To satisfy this homework problem you must set up a repository on Bitbucket, which will be used for all of your class work. I will follow a similar set of steps in class.

  • Set up an account at Bitbucket using your VT email address.
  • Set up a Git or Mercurial repository called asc-abc where abc are your initials and invite me (rbg@vt.edu) with read and write access.
  • Use the web editing tool to create a short “README” that explains what this repository is for, including your name and email address (mostly for my benefit).
  • Set up an ssh key following these instructions. You do not need to enter a passphrase, and you don’t need to enable compression (for Mercurial), unless you want to. Otherwise, follow all steps and install all packages (via apt) as needed.
  • Use apt to install git or mercurial.
  • Clone the repository via ssh to your new home directory in your Linux installation (Problem 1 above) and rename it (via mv) to either asc-hg or asg-git depending on what you chose. If you have set up your ssh key correctly, you will not need to type your Bitbucket password. I will generically use asc-repo below.
  • Configure Git or Mercurial to use your editor (from Problem 1).
    • Google “git set editor” or “mercurial set editor” for help.
  • Use your command-line editor (from Problem 1) to edit the README.md file (which is the same one you edited above via the web) to explain that the directory called hwk will contain your homework solutions and the directory called notes will contain important things you don’t want to forget. Commit your changes (with a sensible message) and push them to the cloud.
  • Create a new directory called hwk. Within hwk, create a README.md file explaining that hw1 will contain your solutions to the first homework. Then create a new directory called notes and within that create a README.md file explaining that this directory will be used for saving your important notes. To start that out, create a text file called unix.txt which lists the unix commands you have seen/used so far, one on each line, followed by a short explanation of what it does. Add all of the new files and commit them (with a sensible message), then push them to the cloud.
  • Continue to update unix.txt with commands as you encounter them, add/commit and push.

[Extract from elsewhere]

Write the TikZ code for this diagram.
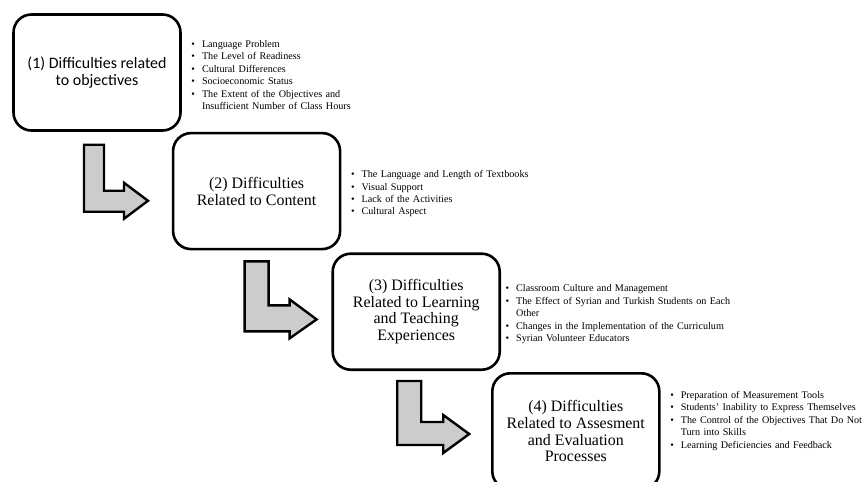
\documentclass[tikz,border=0pt]{standalone}
\usepackage{fontspec}
\setmainfont{Liberation Serif}
\newfontfamily\carlito{Carlito}
\usepackage{enumitem}
\usetikzlibrary{positioning, calc}

\setlist[itemize]{label=\textbullet, leftmargin=20bp, labelsep=7bp, itemsep=0pt, topsep=0pt, parsep=0pt, partopsep=0pt}

\begin{document}
\begin{tikzpicture}[
        x=1bp, y=-1bp,
        stage/.style={draw, line width=2.6bp, rounded corners=18bp, minimum width=167bp, minimum height=116bp, align=center, font=\fontsize{16}{16.8}\selectfont},
        issues/.style={anchor=west, inner sep=0pt, text width=240bp, font=\fontsize{10.2}{12.5}\selectfont},
        flow/.style={draw, line width=2.4bp, fill=black!20, line join=miter}
    ]
    \useasboundingbox (0,0) rectangle (864,482);

    % Stufen
    \node (obj) [stage, font=\carlito\fontsize{16}{17}\selectfont] at (97,72.5) {(1) Difficulties related\\to objectives};

    \node (content) [stage, below right=0bp and -10bp of obj] {(2) Difficulties\\Related to Content};

    \node (teach) [stage, below right=2bp and -10bp of content] {(3) Difficulties\\Related to Learning\\and Teaching\\Experiences};

    \node (eval) [stage, below right=1bp and -10bp of teach] {(4) Difficulties\\Related to Assesment\\and Evaluation\\Processes};

    % Listen
    \node (objlist) [issues, right=0bp of obj] {\begin{itemize}
        \item Language Problem
        \item The Level of Readiness
        \item Cultural Differences
        \item Socioeconomic Status
        \item The Extent of the Objectives and\\Insufficient Number of Class Hours
    \end{itemize}};

    \node (contentlist) [issues, right=0bp of content] {\begin{itemize}
        \item The Language and Length of Textbooks
        \item Visual Support
        \item Lack of the Activities
        \item Cultural Aspect
    \end{itemize}};

    \node (teachlist) [issues, right=-5bp of teach] {\begin{itemize}
        \item Classroom Culture and Management
        \item The Effect of Syrian and Turkish Students on Each\\Other
        \item Changes in the Implementation of the Curriculum
        \item Syrian Volunteer Educators
    \end{itemize}};

    \node (evallist) [issues, right=0bp of eval, yshift=13bp] {\begin{itemize}
        \item Preparation of Measurement Tools
        \item Students' Inability to Express Themselves
        \item The Control of the Objectives That Do Not\\Turn into Skills
        \item Learning Deficiencies and Feedback
    \end{itemize}};

    % Pfeile
    \draw[flow] ($(obj.south)+(-13,13)$) -- ++(20,0) -- ++(0,46) -- ++(20,0) -- ++(0,-8) -- ++(24,18) -- ++(-24,18) -- ++(0,-7) -- ++(-40,0) -- cycle;
    \draw[flow] ($(content.south)+(-12,11)$) -- ++(24,0) -- ++(0,44) -- ++(21,0) -- ++(0,-6) -- ++(27,20) -- ++(-27,19) -- ++(0,-7) -- ++(-45,0) -- cycle;
    \draw[flow] ($(teach.south)+(-19,10)$) -- ++(24,0) -- ++(0,41) -- ++(22,0) -- ++(0,-7) -- ++(26,19) -- ++(-26,19) -- ++(0,-8) -- ++(-46,0) -- cycle;

\end{tikzpicture}
\end{document}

Some words of caution: Version control repositories are for source files, not their output or other temporary files. An exception may be pdf figures generated from those files which you intend to include in other (e.g. LaTeX) documents.

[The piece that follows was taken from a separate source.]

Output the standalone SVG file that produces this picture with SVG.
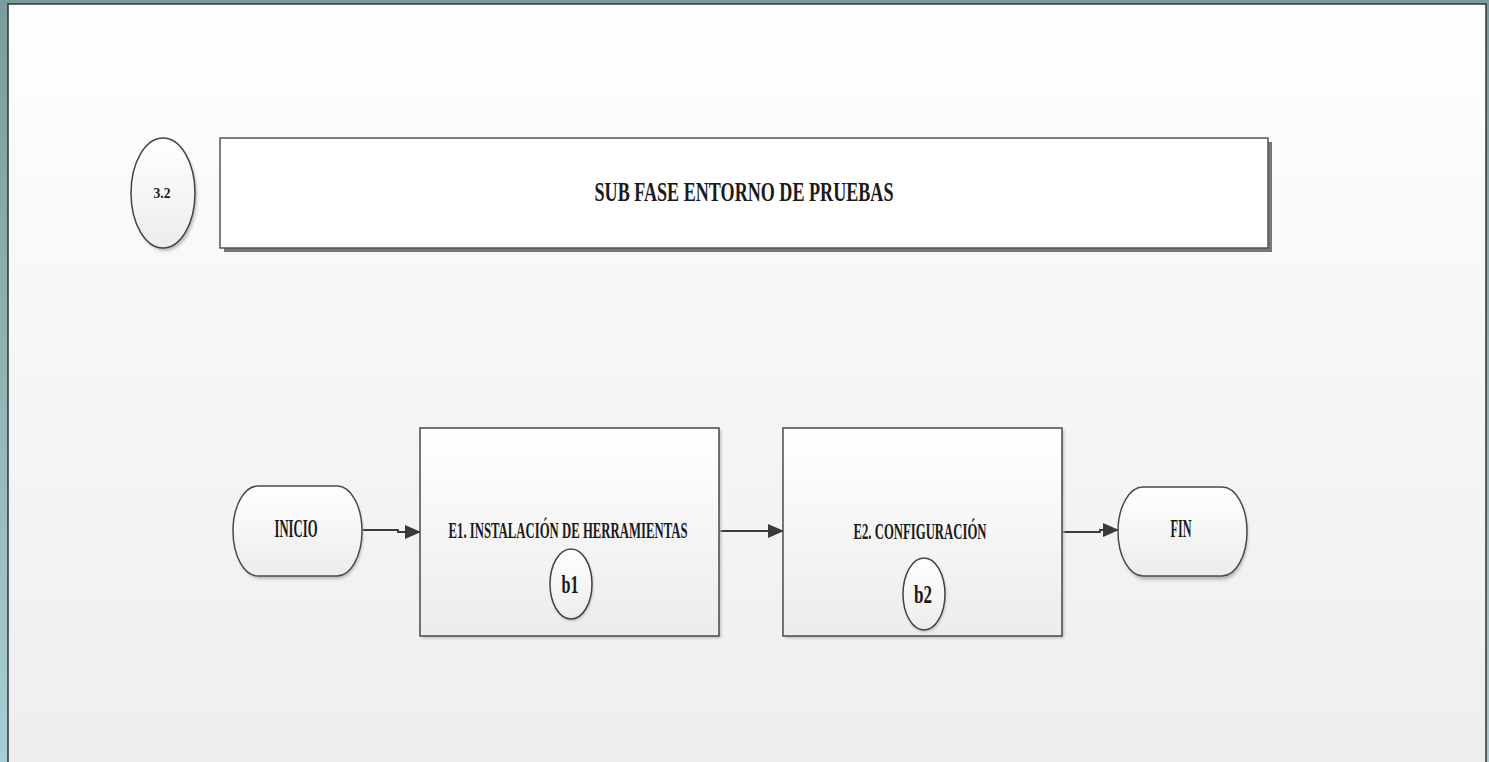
<svg xmlns="http://www.w3.org/2000/svg" width="1489" height="762" viewBox="0 0 1489 762">
  <defs>
    <linearGradient id="frameBg" x1="0" y1="0" x2="0" y2="1">
      <stop offset="0" stop-color="#7a9c9c"/>
      <stop offset="1" stop-color="#a7ced2"/>
    </linearGradient>
    <linearGradient id="pageBg" x1="0" y1="0" x2="0" y2="1">
      <stop offset="0" stop-color="#ffffff"/>
      <stop offset="0.35" stop-color="#f8f8f8"/>
      <stop offset="1" stop-color="#eeeeee"/>
    </linearGradient>
    <linearGradient id="nodeBg" x1="0" y1="0" x2="0" y2="1">
      <stop offset="0" stop-color="#ffffff"/>
      <stop offset="1" stop-color="#ececec"/>
    </linearGradient>
    <filter id="soft" x="-10%" y="-10%" width="130%" height="130%">
      <feGaussianBlur stdDeviation="1.5"/>
    </filter>
    <marker id="arrow" viewBox="0 0 16 14" refX="15" refY="7" markerWidth="16" markerHeight="14" markerUnits="userSpaceOnUse" orient="auto">
      <path d="M0,0 L16,7 L0,14 Z" fill="#3a3a3a"/>
    </marker>
  </defs>
  <style>
    .box { fill: url(#nodeBg); stroke: #4a4a4a; stroke-width: 1.5; }
    .title-box { fill: #ffffff; stroke: #555555; stroke-width: 1.5; }
    .shadow { fill: #777777; }
    .soft-shadow { fill: #bbbbbb; filter: url(#soft); }
    .ring { fill: url(#nodeBg); stroke: #444444; stroke-width: 1.5; }
    .lbl { font-family: "Liberation Serif", "DejaVu Serif", serif; font-weight: bold; fill: #1a1a1a; text-anchor: middle; }
    .conn { fill: none; stroke: #3a3a3a; stroke-width: 1.8; }
  </style>

  <!-- window frame and page -->
  <rect x="0" y="0" width="1489" height="762" fill="url(#frameBg)"/>
  <rect x="8" y="4" width="1478" height="762" fill="url(#pageBg)" stroke="#333333" stroke-width="1.5"/>

  <!-- phase marker -->
  <g id="phase-number">
    <ellipse cx="165" cy="196" rx="32" ry="55" class="soft-shadow"/>
    <ellipse cx="163" cy="193" rx="32" ry="55" class="ring"/>
    <text x="162" y="198" class="lbl" font-size="15" textLength="17" lengthAdjust="spacingAndGlyphs">3.2</text>
  </g>

  <!-- phase title -->
  <g id="phase-title">
    <rect x="224" y="142" width="1048" height="110" class="shadow"/>
    <rect x="220" y="138" width="1048" height="110" class="title-box"/>
    <text x="744" y="201" class="lbl" font-size="27" textLength="299" lengthAdjust="spacingAndGlyphs">SUB FASE ENTORNO DE PRUEBAS</text>
  </g>

  <!-- connectors -->
  <g id="connectors">
    <path d="M362,530 H398 V532 H420" class="conn" marker-end="url(#arrow)"/>
    <path d="M719,531 H783" class="conn" marker-end="url(#arrow)"/>
    <path d="M1062,532 H1100 V530 H1118" class="conn" marker-end="url(#arrow)"/>
  </g>

  <!-- start -->
  <g id="inicio">
    <path d="M260,489 H338 A25,45 0 0 1 338,579 H260 A25,45 0 0 1 260,489 Z" class="soft-shadow"/>
    <path d="M258,486 H337 A25,45 0 0 1 337,576 H258 A25,45 0 0 1 258,486 Z" class="box"/>
    <text x="296" y="537" class="lbl" font-size="25" textLength="43" lengthAdjust="spacingAndGlyphs">INICIO</text>
  </g>

  <!-- step E1 -->
  <g id="e1">
    <rect x="422" y="430" width="299" height="208" class="soft-shadow"/>
    <rect x="420" y="428" width="299" height="208" class="box"/>
    <text x="568" y="538" class="lbl" font-size="24" textLength="239" lengthAdjust="spacingAndGlyphs">E1. INSTALACIÓN DE HERRAMIENTAS</text>
    <ellipse cx="572" cy="586" rx="21" ry="35" class="soft-shadow"/>
    <ellipse cx="571" cy="584" rx="21" ry="35" class="ring"/>
    <text x="570" y="593" class="lbl" font-size="26" textLength="17" lengthAdjust="spacingAndGlyphs">b1</text>
  </g>

  <!-- step E2 -->
  <g id="e2">
    <rect x="785" y="430" width="279" height="208" class="soft-shadow"/>
    <rect x="783" y="428" width="279" height="208" class="box"/>
    <text x="920" y="539" class="lbl" font-size="24" textLength="133" lengthAdjust="spacingAndGlyphs">E2. CONFIGURACIÓN</text>
    <ellipse cx="925" cy="596" rx="21" ry="36" class="soft-shadow"/>
    <ellipse cx="924" cy="594" rx="21" ry="36" class="ring"/>
    <text x="923" y="603" class="lbl" font-size="26" textLength="18" lengthAdjust="spacingAndGlyphs">b2</text>
  </g>

  <!-- end -->
  <g id="fin">
    <path d="M1145,490 H1223 A25,45 0 0 1 1223,580 H1145 A25,45 0 0 1 1145,490 Z" class="soft-shadow"/>
    <path d="M1143,487 H1222 A25,44.5 0 0 1 1222,576 H1143 A25,44.5 0 0 1 1143,487 Z" class="box"/>
    <text x="1181" y="537" class="lbl" font-size="25" textLength="21" lengthAdjust="spacingAndGlyphs">FIN</text>
  </g>
</svg>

Problem 3: Optimization (34 pts)

Write an R function returning \[ f(x) = 1 - x + 3x^2 - x^3, \quad x \in [-0.5, 2.5]. \]

  1. Plot the function over that range and note the critical points. Check them against the truth (via calculus).

  2. Use an R library function to find those critical points numerically, and check them against the plot/truth.

  3. How many iterations (as counted by the number of evaluations of your R function) did it take to find each critical point?

To “turn in” this homework solution you must do two things.

  1. Push the relevant source files to asc-repo/hwk/hw1. Use hw1/README.md to explain what I will find in this directory when I pull it. You must have a single master R file (either a .R or .Rmd) which, when sourced (or compiled) fully reproduces your analysis, i.e., the one in the pdf mentioned in part 2. below. You may source other .R files with your master R file. Choose the names of your files to be concise (ideally less than ten characters) yet descriptive. I should not have to edit your code to make it work. However, if you use packages I don’t have installed, I will gladly install them.
  2. You must submit a PDF to Canvas providing the writeup for this solution, which is generated by the source file in part 1.

For full credit on Problem 2 you must have multiple substantial commits to your to the files in asc-repo/hwk/hw1 with understandable commit messages. The rule of thumb is that if you have been working for more than an hour it is probably time for a commit; definitely commit and push before you stop working for the day.